Question about equivalence of inner product in Dirac notation and the overlap integral Last lecture we started learning Dirac notation. In my lecture notes it says that   $\langle\psi_i| \psi_j\rangle$ is defined as the inner product between the two wave functions, which is equal to the overlap integral $\int \psi ^* \psi dV$. Based on what I understand, $\langle\psi_i| \psi_j\rangle$ is just a sum of the $n^{th}$ components of $\psi_i$ and $\psi_j$ multiplied together. Which is what  $\psi_j ^* \psi_i$ is. Why is it equal to the overlap integral? I am probably getting confused with something basic here. 

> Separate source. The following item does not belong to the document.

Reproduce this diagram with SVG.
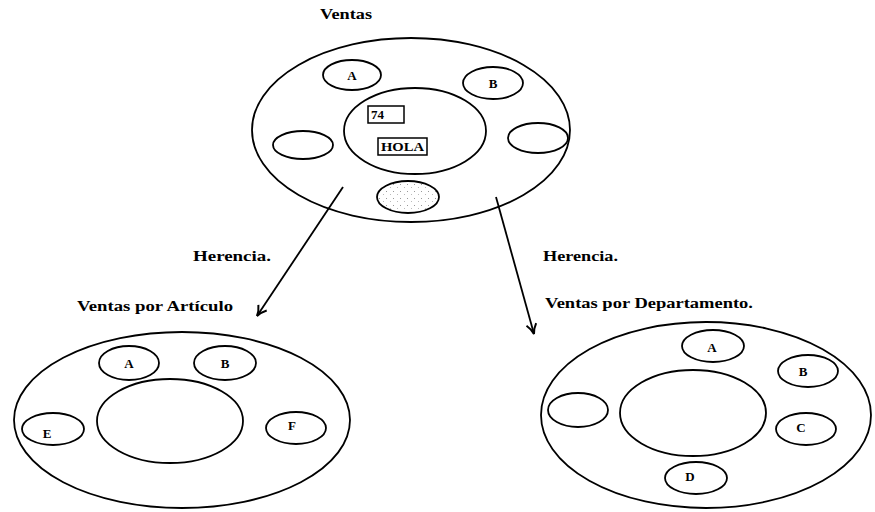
<svg xmlns="http://www.w3.org/2000/svg" width="875" height="512" viewBox="0 0 875 512">
<defs>
<style>
.e{fill:none;stroke:#000;stroke-width:1.8}
.t{font-family:"Liberation Serif","Times New Roman",serif;font-weight:bold;font-size:15px;fill:#000}
.l{font-family:"Liberation Serif","Times New Roman",serif;font-weight:bold;font-size:13px;fill:#000;text-anchor:middle}
.c{stroke:#000;stroke-width:1.8;fill:none}
</style>
<pattern id="stip" width="7" height="7" patternUnits="userSpaceOnUse">
<rect x="1" y="2" width="1" height="1" fill="#999"/>
<rect x="5" y="5" width="1" height="1" fill="#bbb"/>
</pattern>
<marker id="ah" viewBox="0 0 12 12" refX="11" refY="6" markerWidth="12" markerHeight="12" markerUnits="userSpaceOnUse" orient="auto">
<path d="M1,1 Q6,5 11,6 Q6,7 1,11" fill="none" stroke="#000" stroke-width="2"/>
</marker>
</defs>
<rect width="875" height="512" fill="#fff"/>

<text class="t" x="320" y="19" textLength="52" lengthAdjust="spacingAndGlyphs">Ventas</text>
<text class="t" x="193" y="261" textLength="78" lengthAdjust="spacingAndGlyphs">Herencia.</text>
<text class="t" x="543" y="261" textLength="75" lengthAdjust="spacingAndGlyphs">Herencia.</text>
<text class="t" x="77" y="311" textLength="156" lengthAdjust="spacingAndGlyphs">Ventas por Artículo</text>
<text class="t" x="545" y="308" textLength="208" lengthAdjust="spacingAndGlyphs">Ventas por Departamento.</text>

<g id="ventas">
<ellipse class="e" cx="411" cy="130" rx="159" ry="92"/>
<ellipse class="e" cx="415" cy="131" rx="71" ry="43"/>
<ellipse class="e" cx="352" cy="75" rx="29" ry="15"/>
<text class="l" x="352" y="80">A</text>
<ellipse class="e" cx="493" cy="83" rx="30" ry="16"/>
<text class="l" x="493" y="88">B</text>
<ellipse class="e" cx="303" cy="145" rx="30" ry="14"/>
<ellipse class="e" cx="538" cy="138" rx="30" ry="15"/>
<ellipse cx="408" cy="197" rx="31" ry="16" fill="url(#stip)" stroke="#000" stroke-width="1.8"/>
<rect x="368" y="106" width="36" height="17" fill="#fff" stroke="#000" stroke-width="1.5"/>
<text class="t" x="371" y="119" style="font-size:13px">74</text>
<rect x="378" y="138" width="49" height="17" fill="#fff" stroke="#000" stroke-width="1.5"/>
<text class="t" x="381" y="151" style="font-size:13px" textLength="43" lengthAdjust="spacingAndGlyphs">HOLA</text>
</g>

<g id="ventas-articulo">
<ellipse class="e" cx="182" cy="420" rx="168" ry="88"/>
<ellipse class="e" cx="170" cy="421" rx="73" ry="42"/>
<ellipse class="e" cx="129" cy="363" rx="30" ry="17"/>
<text class="l" x="129" y="368">A</text>
<ellipse class="e" cx="225" cy="363" rx="31" ry="17"/>
<text class="l" x="225" y="368">B</text>
<ellipse class="e" cx="53" cy="429" rx="31" ry="16"/>
<text class="l" x="47" y="438">E</text>
<ellipse class="e" cx="296" cy="428" rx="30" ry="16"/>
<text class="l" x="292" y="430">F</text>
</g>

<g id="ventas-departamento">
<ellipse class="e" cx="706" cy="415" rx="165" ry="93"/>
<ellipse class="e" cx="693" cy="413" rx="73" ry="43"/>
<ellipse class="e" cx="713" cy="346" rx="31" ry="16"/>
<text class="l" x="712" y="352">A</text>
<ellipse class="e" cx="808" cy="371" rx="30" ry="16"/>
<text class="l" x="803" y="376">B</text>
<ellipse class="e" cx="806" cy="429" rx="30" ry="16"/>
<text class="l" x="801" y="432">C</text>
<ellipse class="e" cx="696" cy="478" rx="31" ry="16"/>
<text class="l" x="690" y="481">D</text>
<ellipse class="e" cx="578" cy="410" rx="30" ry="17"/>
</g>

<g id="connectors">
<path class="c" d="M343,187 L257,316" marker-end="url(#ah)"/>
<path class="c" d="M496,197 L534,334" marker-end="url(#ah)"/>
</g>
</svg>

 A: You can understand the relationship between these two expressions when using a common trick performed in quantum mechanical calculations, which is multiplication by one. 
The unit matrix in quantum mechanics can be expressed as the sum of the outer product over a complete basis, i.e. $ 1 = \sum_n \vert n \rangle \langle n \vert$, where the states $ \vert n \rangle$ form a complete basis in your Hilbert space. The same completness relation can be used for the eigenstates of your coordinate operator, which is given by
$$
 1 = \int \text dx \vert x \rangle \langle x \vert,
$$
Inserting this into your inner product you obtain 
$$
\langle \psi_i \vert \psi_j \rangle = \langle \psi_i \vert \int \text dx \vert x \rangle \langle x \vert \vert \psi_j \rangle = \int \text dx \langle \psi_i \vert x \rangle \langle x \vert \psi_j \rangle = \int \text dx\, \psi_i^*(x) \psi_j(x),
$$
where we have used that the projection of your state vector on an eigenstate of the momentum operator is the wavefunction in coordinate representation, i.e. $\langle x \vert \psi \rangle = \psi(x)$.